DDは、通常、2~4週間程度をかけてセルサイドが開示した資料や質問への回答等をチェックして、法令、会計基準、税法等と照らし合わせ、初期的開示資料で説明された内容と矛盾がないか、偶発債務や簿外債務がないか、バイサイドが不測の損害を受けることがないか、あるならどのようなインパクト・確率・条件か等、を整理してDDレポートとしてまとめます。その後、DDレポートをインプット情報の1つとしてバリュエーションレポートに反映させる場合もあります。

DDレポートは、バイサイドが受領し、バイサイドが意思決定する際の重要参考情報となります。バイサイドがLBOローンを利用する場合、バイサイドの一員であるLBOレンダーの銀行等も、DDレポートを受領して融資実行可否を判断する際の重要参考資料として利用します。

しかし、基本的に「セルサイドは、DDレポートを見ることができません」。 例外的に、バイサイドが、セルサイドと具体的な問題点の解決方法等を相談するため、セルサイドに対して、DDレポートの一部を開示してくれることはありますが。

「台所の奥、冷蔵庫の裏まで検査してもらったのに、検査結果は教えてくれない」のがM&AにおけるバイサイドDDです。

ネガティブな評価がビッシリ書いてあるケースもあり、セルサイドに見せると、怒って破談になることもあるでしょうし、お金を払って専門家を雇っているのはバイサイドであってセルサイドに見せる義務もないからです。

また、バイサイドDDベンダーバイサイドの絶対的味方です。中立の立場ではありません。ある意味、セルサイドオーナーにとって一番厳しい相手がバイサイドDDベンダーです。

つまり、DDベンダーは、セルサイドが開示した情報や回答等を懐疑的に検証分析することが職責ですので、DDベンダーがセルサイドの知らないところで「勝手に悪い形で誤解」することが頻繁に起こります。

バイサイドとしては、取締役会や経営会議や投資委員会等の意思決定機関において、「DDレポートでこういう悪い評価が出た」ために「買収を中止」したり、「買収条件を引き下げなければ実行できない」という結論を下すことになります。

DD開示資料の中や、マネジメントインタビューにおいて、たったの1行たったの一言、のうっかりが、重大な誤解を生んだ結果、悲惨な結末を迎える可能性がありうるのがDDの怖いところです。
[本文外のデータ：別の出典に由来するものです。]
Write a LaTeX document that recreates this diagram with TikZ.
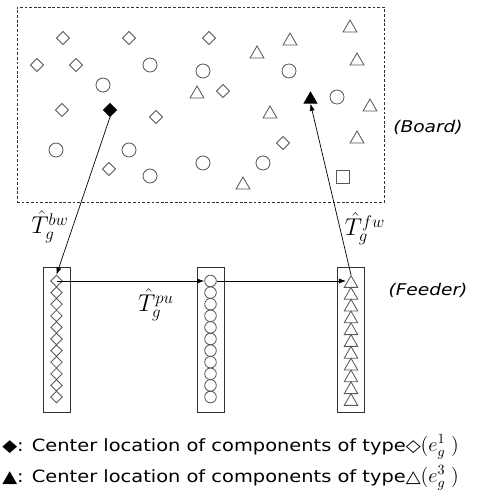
\documentclass[tikz,border=0pt]{standalone}
\usepackage{fontspec}
\usepackage{tikz}
\usetikzlibrary{arrows.meta,positioning,shapes.geometric}
\newfontfamily\legfont[FakeStretch=1.15]{DejaVu Sans}
\DeclareMathSizes{16}{16}{13}{9}
\DeclareMathSizes{14}{14}{10}{7}

\begin{document}
\begin{tikzpicture}[x=0.025cm,y=-0.025cm,
shp/.style={draw=black!65,line width=0.6pt,inner sep=0pt},
dia/.style={shp,diamond,minimum size=3.3mm},
circ/.style={shp,circle,minimum size=3.5mm},
tri/.style={shp,regular polygon,regular polygon sides=3,minimum size=4mm},
sqr/.style={shp,rectangle,minimum size=3.2mm},
fdia/.style={shp,diamond,minimum size=2.93mm},
fcirc/.style={shp,circle,minimum size=2.9mm},
ftri/.style={shp,regular polygon,regular polygon sides=3,minimum size=3.9mm},
board/.style={draw=black!80,dash pattern=on 2pt off 1.3pt,line width=0.5pt,minimum width=91.75mm,minimum height=48.75mm,inner sep=0pt},
feeder/.style={draw=black!80,line width=0.5pt,minimum width=6.75mm,minimum height=36.25mm,inner sep=0pt},
arr/.style={-{Latex[length=1.8mm,width=1.3mm]},line width=0.5pt},
tlbl/.style={font=\fontsize{16}{18}\selectfont,inner sep=0pt},
tag/.style={font=\legfont\itshape\fontsize{11.5}{14}\selectfont,inner sep=0pt},
leg/.style={font=\legfont\fontsize{12}{13}\selectfont,anchor=west,inner sep=0pt}
]
\useasboundingbox (0,0) rectangle (481,501);

\node[board] (board) at (200.5,104.5) {};
\node[tag] (brdtag) at (428,127) {(Board)};

\foreach \px/\py [count=\i] in {63/38,129/38,209/38,37/65,76/65,223/91,62/110,156/117,283/143,109/169}
  \node[dia] (bd\i) at (\px,\py) {};
\foreach \px/\py [count=\i] in {150/65,103/85,203/71,289/71,337/97,56/150,129/150,150/176,203/163,263/163}
  \node[circ] (bc\i) at (\px,\py) {};
\foreach \px/\py [count=\i] in {350/28,290/41,257/54,357/61,197/94,270/114,370/107,357/139,243/185}
  \node[tri] (bt\i) at (\px,\py) {};
\node[sqr] (bs1) at (343,177) {};
\node[dia,fill=black,draw=black] (bdF) at (110,110) {};
\node[tri,fill=black,draw=black,minimum size=3.7mm] (btF) at (310.5,99.5) {};

\node[feeder] (fdA) at (56.5,339.5) {};
\node[feeder] (fdB) at (210.5,339.5) {};
\node[feeder] (fdC) at (351,339.5) {};
\node[tag] (fdrtag) at (428,290) {(Feeder)};
\foreach \i in {1,...,11} {
  \node[fdia] (fd\i) at (56.5,{281+11.6*(\i-1)}) {};
  \node[fcirc] (fc\i) at (210.5,{281+11.6*(\i-1)}) {};
  \node[ftri] (ft\i) at (351,{283.5+11.8*(\i-1)}) {};
}

\draw[arr] (bdF.south) -- (fd1.north);
\draw[arr] (ft1.north) -- (btF.south);
\draw[arr] (fd1.center) -- (fc1);
\draw[arr] (fc1) -- (ft1.west |- fc1);

\node[tlbl] (tbw) at (50,227) {$\hat{T}_g^{bw}$};
\node[tlbl] (tfw) at (365,229) {$\hat{T}_g^{fw}$};
\node[tlbl] (tpu) at (156,305) {$\hat{T}_g^{pu}$};

\node[leg] (leg1) at (2,447) {◆: Center location of components of type◇{\fontsize{14}{15}\selectfont$(e_g^1\;)$}};
\node[leg] (leg2) at (2,478) {▲: Center location of components of type△{\fontsize{14}{15}\selectfont$(e_g^3\;)$}};
\end{tikzpicture}
\end{document}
セルサイドはDDレポートを見られないので、バイサイドがセルサイドに、DDベンダーによる指摘事項を開示してくれない限り、誤解されたら最後、反論の機会すら与えられないのです。

セルサイドは「DDが始まったら蚊帳の外で結果を待つしかない」わけで、セルサイドが唯一できることは、「DDが始まる前の準備とDD中の回答だけ」です。

つまり、セルサイドができることは、DDベンダーの思考を先回りして準備し、DDベンダーがマイナス方向に誤解することのないよう慎重に対処することです。